Although I use a monorepo, I want to be able to deploy each service independently with installing all the code every time.

To manage that we use project optional dependencies,

# Code quality and linting
[tool.pdm]
plugins = [
    "pdm-dotenv", # manage env files
    "sync-pre-commit-lock", # check code structure before commit
    "pdm-django",  # manage Django commands 
    "pdm-version" # Manage PDM version
]

# Define files included in the packages
[tool.pdm.build]
includes = [
    "libs/lib1", 
    "libs/lib2",
    "apps/app1"
    "apps/app2",
    "apps/**/*.py",
    "apps/**/*.html",
    "apps/**/*.js",
    "apps/**/*.css",    
]

excludes = [
    "venv", 
    "docker"
]

[pdm.tools.dependencies]
dev = [
    # dev external dependencies
    ...
    # dev local dependencies 
    # Let's include everything for dev
    "-e app1 @ file:///${PROJECT_ROOT}/apps/app1",
    "-e app2 @ file:///${PROJECT_ROOT}/apps/app2",
    "-e lib1 @ file:///${PROJECT_ROOT}/libs/lib1",
    "-e lib2 @ file:///${PROJECT_ROOT}/libs/lib2",
]


[project]
name = "My monorepo"
version = "My version"
description = "My monorepo project"

[build-system]
requires = ["pdm-backend"]
build-backend = "pdm.backend"

[project.optional-dependencies]
app1_pkg = [
    "lib1 @ file:///${PROJECT_ROOT}/libs/lib1",
    "app1 @ file:///${PROJECT_ROOT}/apps/app1",
]
app2_pkg = [
    "lib1 @ file:///${PROJECT_ROOT}/libs/lib1",
    "lib2 @ file:///${PROJECT_ROOT}/libs/lib2",    
    "app2 @ file:///${PROJECT_ROOT}/apps/app2",
]

# Scripts to run or build partial projects
[tool.pdm.scripts] 
_.env_file = ".env" # Load environment variables from file
docker_build = "docker-compose build docker/docker-compose.yml"
# App1
serve_app1 = "python apps/app1/manage.py runserver --settings=config.settings 127.0.0.1:8000"

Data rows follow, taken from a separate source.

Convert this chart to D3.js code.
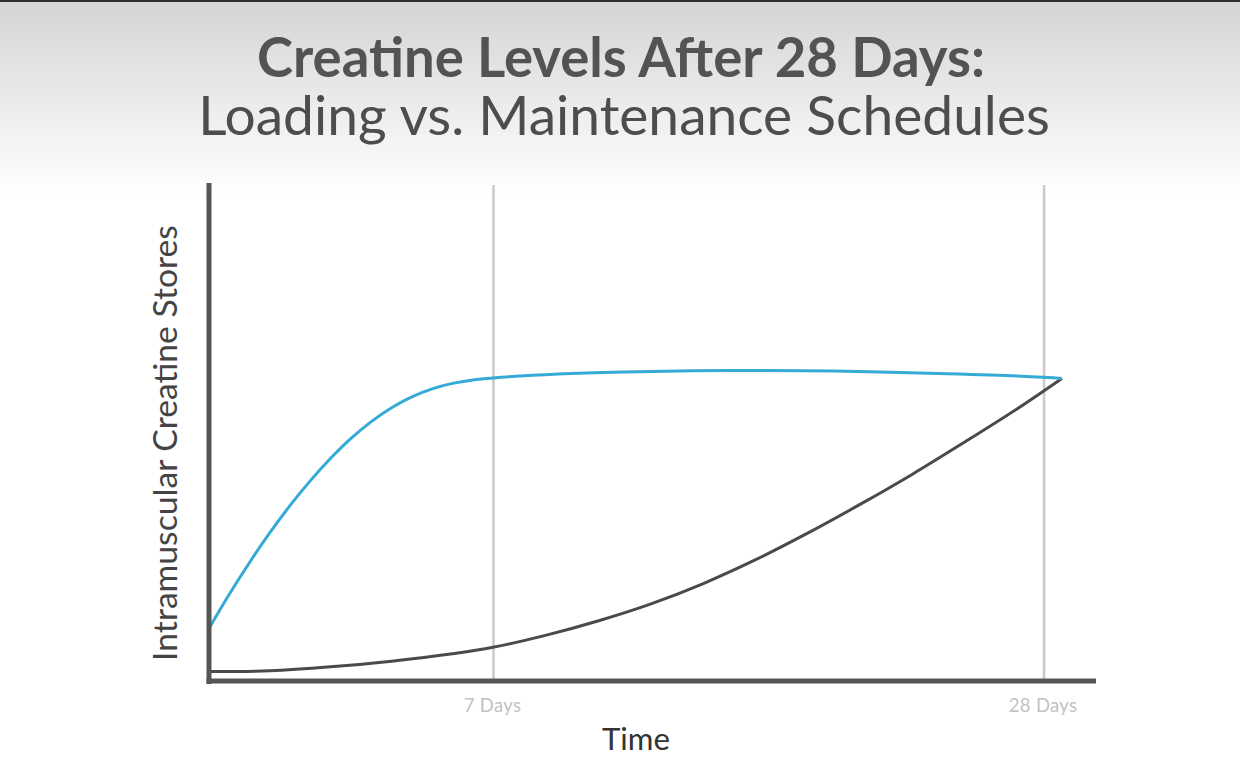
<!DOCTYPE html>
<html>
<head>
<meta charset="utf-8">
<script src="https://cdn.jsdelivr.net/npm/d3@7"></script>
<style>
  html, body { margin: 0; padding: 0; background: #ffffff; }
  svg { display: block; }
</style>
</head>
<body>
<svg id="chart" width="1240" height="758"></svg>
<script>
// ---- Data ----
const titleLines = ["Creatine Levels After 28 Days:", "Loading vs. Maintenance Schedules"];
const xAxisTitle = "Time";
const yAxisTitle = "Intramuscular Creatine Stores";
const tickDays = [7, 28];
const tickLabels = ["7 Days", "28 Days"];

// Loading schedule (blue): day -> relative stores (0-100)
const loadingDays   = [0, 0.5, 1, 1.5, 2, 2.5, 3, 3.5, 4, 4.5, 5, 5.5, 6, 6.5, 7, 9.5, 12, 16, 20, 24, 27, 28.7];
const loadingValues = [10.6, 17.5, 23.9, 29.9, 35.4, 40.4, 44.9, 48.9, 52.3, 55.1, 57.3, 58.9, 60.0, 60.7, 61.1, 61.9, 62.3, 62.6, 62.5, 62.0, 61.5, 61.0];

// Maintenance schedule (dark): day -> relative stores (0-100)
const maintDays   = [0, 1.5, 3, 4.5, 6, 7, 9, 11, 13, 15, 17, 19, 21, 23, 25, 27, 28.7];
const maintValues = [1.9, 2.05, 2.85, 4.0, 5.5, 6.8, 9.2, 12.1, 15.5, 19.6, 24.4, 29.8, 35.6, 41.7, 48.2, 54.9, 61.0];

// ---- Layout ----
const svg = d3.select("#chart");
const W = 1240, H = 758;
const FONT = "Lato, 'Open Sans', sans-serif";

const defs = svg.append("defs");
const grad = defs.append("linearGradient").attr("id", "bg").attr("x1", 0).attr("y1", 0).attr("x2", 0).attr("y2", 1);
grad.append("stop").attr("offset", "0%").attr("stop-color", "#d4d4d4");
grad.append("stop").attr("offset", "55%").attr("stop-color", "#ececec");
grad.append("stop").attr("offset", "100%").attr("stop-color", "#ffffff");

svg.append("rect").attr("x", 0).attr("y", 0).attr("width", W).attr("height", H).attr("fill", "#ffffff");
svg.append("rect").attr("x", 0).attr("y", 0).attr("width", W).attr("height", 195).attr("fill", "url(#bg)");
svg.append("rect").attr("x", 0).attr("y", 0).attr("width", W).attr("height", 2).attr("fill", "#2e2e2e");

const x = d3.scaleLinear().domain([0, 7, 30]).range([209, 493, 1096]);
const y = d3.scaleLinear().domain([0, 100]).range([681, 185]);

function fitText(sel, targetWidth) {
  const fs = parseFloat(sel.attr("font-size"));
  const len = sel.node().getComputedTextLength();
  sel.attr("font-size", fs * targetWidth / len);
}

// Title
const t1 = svg.append("text").attr("x", 621).attr("y", 77).attr("text-anchor", "middle")
  .attr("font-family", FONT).attr("font-weight", 700)
  .attr("font-size", 44).attr("fill", "#535353").text(titleLines[0]);
fitText(t1, 728);
const t2 = svg.append("text").attr("x", 624).attr("y", 135).attr("text-anchor", "middle")
  .attr("font-family", FONT).attr("font-weight", 400)
  .attr("font-size", 44).attr("fill", "#4d4d4d").text(titleLines[1]);
fitText(t2, 852);

// Gridlines via axis
const tickMap = new Map(tickDays.map((d, i) => [d, tickLabels[i]]));
const grid = svg.append("g").attr("transform", `translate(0,${y(0)})`)
  .call(d3.axisBottom(x).tickValues(tickDays).tickSize(-(y(0) - y(100))).tickFormat(""));
grid.select(".domain").remove();
grid.selectAll(".tick line").attr("stroke", "#c9c9c9").attr("stroke-width", 2.5);

// Tick labels via axis
const ticks = svg.append("g").attr("transform", `translate(0,${y(0)})`)
  .call(d3.axisBottom(x).tickValues(tickDays).tickSize(0).tickPadding(18).tickFormat(d => tickMap.get(d)));
ticks.select(".domain").remove();
ticks.selectAll(".tick text").attr("font-family", FONT)
  .attr("font-size", 18.5).attr("fill", "#c2c2c2").attr("dx", -1).attr("letter-spacing", 0.3);

// Curves
const line = d3.line().x(d => x(d[0])).y(d => y(d[1])).curve(d3.curveCatmullRom.alpha(0.5));
const loading = loadingDays.map((d, i) => [d, loadingValues[i]]);
const maint = maintDays.map((d, i) => [d, maintValues[i]]);

svg.append("path").datum(maint).attr("d", line).attr("fill", "none")
  .attr("stroke", "#4a4a4a").attr("stroke-width", 3).attr("stroke-linejoin", "round");
svg.append("path").datum(loading).attr("d", line).attr("fill", "none")
  .attr("stroke", "#36aad6").attr("stroke-width", 3).attr("stroke-linejoin", "round");

// Axis lines
svg.append("line").attr("x1", x(0)).attr("x2", x(0)).attr("y1", y(100) - 2).attr("y2", y(0) + 3)
  .attr("stroke", "#555555").attr("stroke-width", 5);
svg.append("line").attr("x1", x(0) - 2.5).attr("x2", x(30)).attr("y1", y(0)).attr("y2", y(0))
  .attr("stroke", "#555555").attr("stroke-width", 5);

// Axis titles
const xt = svg.append("text").attr("x", 636).attr("y", 750).attr("text-anchor", "middle")
  .attr("font-family", FONT).attr("font-size", 27)
  .attr("fill", "#333333").text(xAxisTitle);
fitText(xt, 68);
const yt = svg.append("text").attr("transform", `translate(177,443) rotate(-90)`).attr("text-anchor", "middle")
  .attr("font-family", FONT).attr("font-size", 25)
  .attr("fill", "#444444").text(yAxisTitle);
fitText(yt, 436);
</script>
</body>
</html>
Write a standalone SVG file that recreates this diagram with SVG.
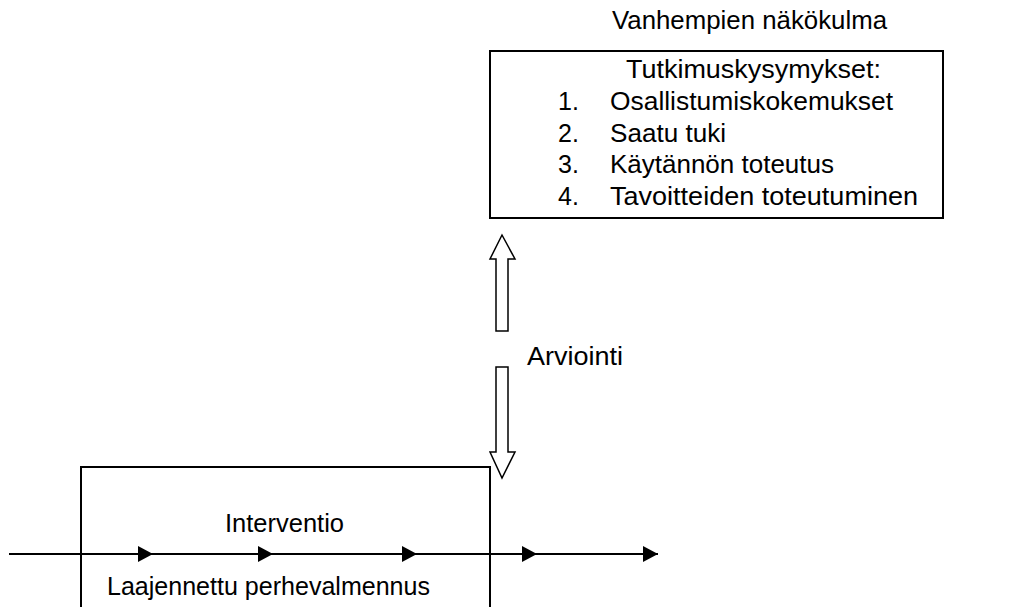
<svg xmlns="http://www.w3.org/2000/svg" width="1009" height="607" viewBox="0 0 1009 607">
<defs>
<style>
text{font-family:"Liberation Sans",Arial,sans-serif;font-size:25px;fill:#000}
.box{fill:#fff;stroke:#000;stroke-width:2}
.line{fill:none;stroke:#000;stroke-width:2}
.hollow{fill:#fff;stroke:#000;stroke-width:1.5}
</style>
<marker id="tri" markerWidth="15" markerHeight="16" refX="15" refY="8" orient="auto" markerUnits="userSpaceOnUse">
<path d="M0,0 L15,8 L0,16 Z" fill="#000"/>
</marker>
</defs>
<text x="612" y="29" textLength="275" lengthAdjust="spacingAndGlyphs">Vanhempien näkökulma</text>
<g id="questions">
<rect class="box" x="490" y="51" width="453" height="167"/>
<text x="626" y="78" textLength="255" lengthAdjust="spacingAndGlyphs">Tutkimuskysymykset:</text>
<text x="558" y="110">1.</text><text x="610" y="110" textLength="283" lengthAdjust="spacingAndGlyphs">Osallistumiskokemukset</text>
<text x="558" y="142">2.</text><text x="610" y="142" textLength="116" lengthAdjust="spacingAndGlyphs">Saatu tuki</text>
<text x="558" y="173">3.</text><text x="610" y="173" textLength="224" lengthAdjust="spacingAndGlyphs">Käytännön toteutus</text>
<text x="558" y="205">4.</text><text x="610" y="205" textLength="308" lengthAdjust="spacingAndGlyphs">Tavoitteiden toteutuminen</text>
</g>
<g id="intervention">
<path class="box" d="M81,607 V467 H490 V607"/>
<text x="225" y="532" textLength="119" lengthAdjust="spacingAndGlyphs">Interventio</text>
<text x="107" y="595" textLength="323" lengthAdjust="spacingAndGlyphs">Laajennettu perhevalmennus</text>
</g>
<g id="evaluation">
<text x="527" y="365" textLength="96" lengthAdjust="spacingAndGlyphs">Arviointi</text>
</g>
<g id="connectors">
<path class="hollow" d="M502,235 L515,259 L508,259 L508,331 L496,331 L496,259 L490,259 Z"/>
<path class="hollow" d="M496,367 L508,367 L508,452 L515,452 L502,478 L490,452 L496,452 Z"/>
<path class="line" d="M9,554 H153" marker-end="url(#tri)"/>
<path class="line" d="M153,554 H273" marker-end="url(#tri)"/>
<path class="line" d="M273,554 H417" marker-end="url(#tri)"/>
<path class="line" d="M417,554 H537" marker-end="url(#tri)"/>
<path class="line" d="M537,554 H658" marker-end="url(#tri)"/>
</g>
</svg>
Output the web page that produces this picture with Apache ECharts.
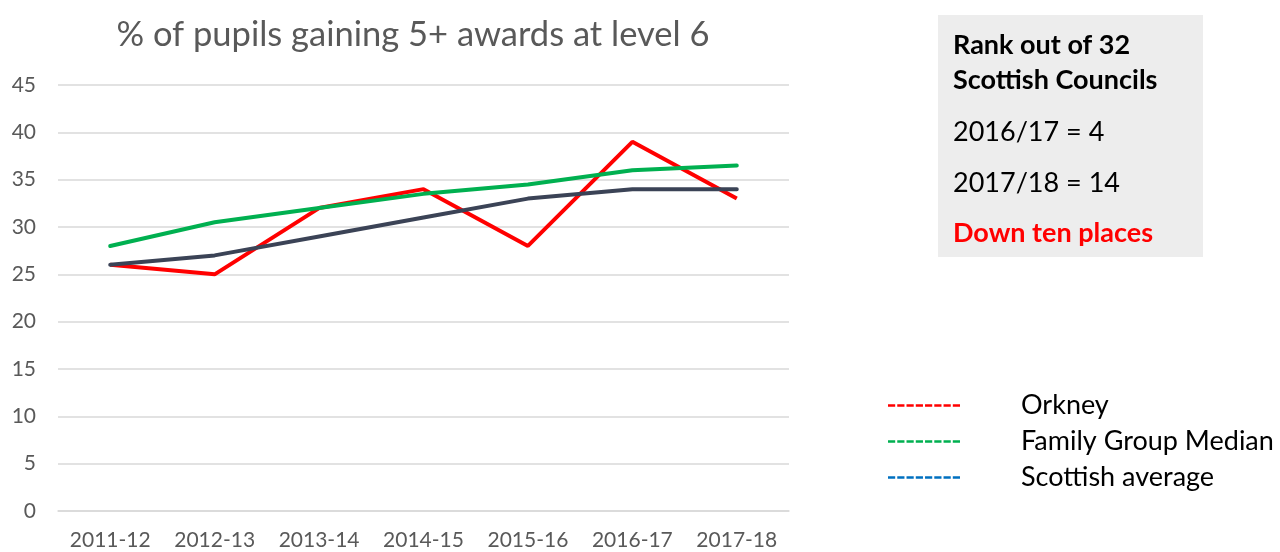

In the above file, we differentiate install and run on dev environment: we install everything and run only the necessary apps.

4. Deployment

As mentioned in a previous article, I deploy packages from private Github repos, it saves the hassle of building a package server.

To deploy, I use the following syntax:

pip install "project[app1] @ git+https://$GITHUB_TOKEN@github.com/account/project.git@$BRANCH"

This commands targets a private repository and deploys the app on a specific branch.

This is pretty efficient, and eases the pain of managing private dependencies.

Final word

Moving to a monorepo gave me a better visibility on the code, simplified my deployment process, and did not result in a more complex merge of code.

This was done on a few projects, with a small team, so it doesn't reflect larger ensembles, but I'm pretty confident it that it scales better than a multi-repo approach.

Special thanks to Lucas for mentioning the monorepo approach in the first place.